The essential attribute of God is an out going concern, we might say love, giving, sharing, serving, sacrificing. The very essence of love is sacrifice. “God so loved the world, that He sacrificed His Son.” Just change one word. The essence of love is sacrifice and you are going to find when you begin to analyze love and that it is as an action, you are going to find that when you exercise love, you are almost always going to be required to give something up in order to exercise it. You may have to give up time; you may have to give up pride; you may have to give up position; you may have to give up place, power; you may have to show that you are indebted to someone. If you offer the sacrifice of thanks to someone you are telling that person, “I am indebted to you,” you are giving place to them.

The very essence of love is sacrifice and it is sacrifice that produces all these good things because if we exercise human nature we are not sacrificing, because that comes naturally. If we exercise the fruits and attributes of God's Spirit, most of the time we are going to find a bit of human nature feeding us and trying to raise its ugly head and keep us from doing the act of love.

A resolution then: give of yourself in time. Pray that God will keep Satan from here. Pray about the sermons. When you pray about the ministry and their messages, do not forget about the congregation. Pray that we get the point and see how it applies to us, because sometimes we can evaluate a sermon very well and distill from it the very essence of the teaching, but we miss entirely how it applies to number one, how it applies in a practical way. Pray about those things.

Pray about the choir. I do not know if those of you who do not sing in the choir realize it, but there is probably no one here that makes as great a sacrifice then those who sing in the choir, it is really time consuming and tiring. They are making quite a sacrifice to make your Feast a little bit better then it otherwise would.

Offer yourself in service and sing with all your heart. We have made a wonderful beginning, but keep it up! That is the sacrifice of praise. It is even called that in the Bible. Singing praises to God is a sacrifice!

Another way you can sacrifice is to make as little work for others as you possibly can. That means you have to think. So when you get up tonight, you clean up around you. It is just a little thing, it takes about fifteen seconds to do, but it might save five men some work looking all over the hall for scraps of paper and so forth you and your children might have left. You have shown just a little bit of love in a little area and it goes unnoticed, but it adds to the overall sense of peace and unity here.

That is what is going to make the Millennium, brethren. Where everyone is going to be thinking, “How can I make it better for somebody else?” And in making it better for someone else, they are going to make it better for themselves. It is that simple, and it all comes about because God gives people His Spirit to enable them to think that way, instead of having that heart of stone that is always making work for somebody else.

It is so simple and that is what is going to produce all that beauty.

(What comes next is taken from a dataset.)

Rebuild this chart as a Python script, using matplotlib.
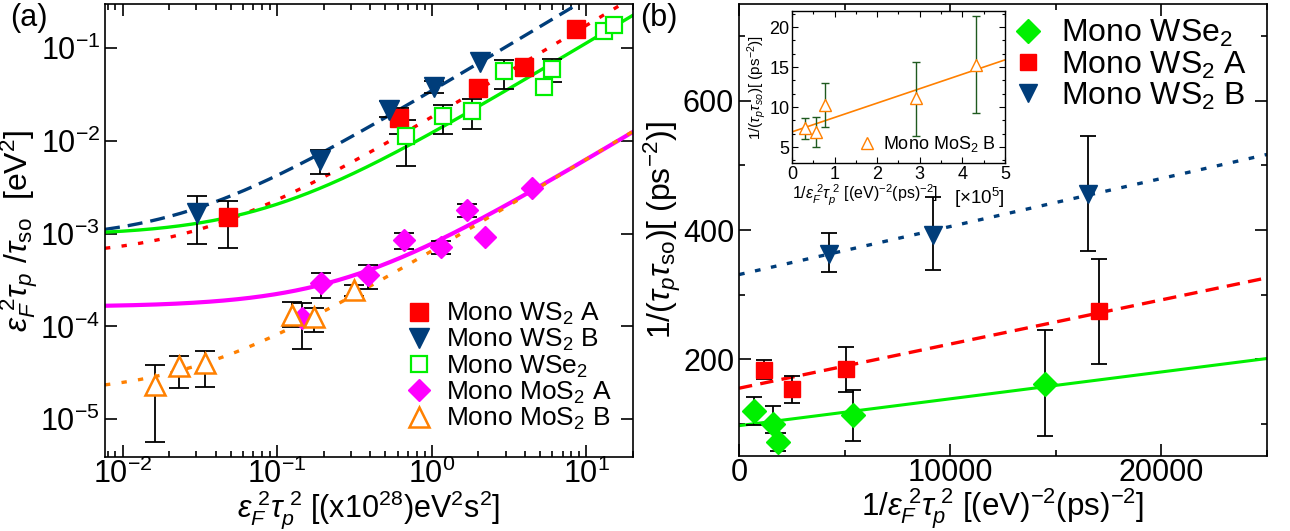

So instead of people mining the hills and leaving them scarred messes, maybe they will mine the hills, but they will not leave it a scarred mess, and when they are done there it will look as beautiful as when they started, maybe even more beautiful.

Why? Because they love God. God gave them beauty and they are going to give beauty back to Him. That is a fair exchange, is it not? Because I think something like this is something that we need to be reminded about. If we make the effort to make peace, you are going to have a wonderful Feast of Tabernacles.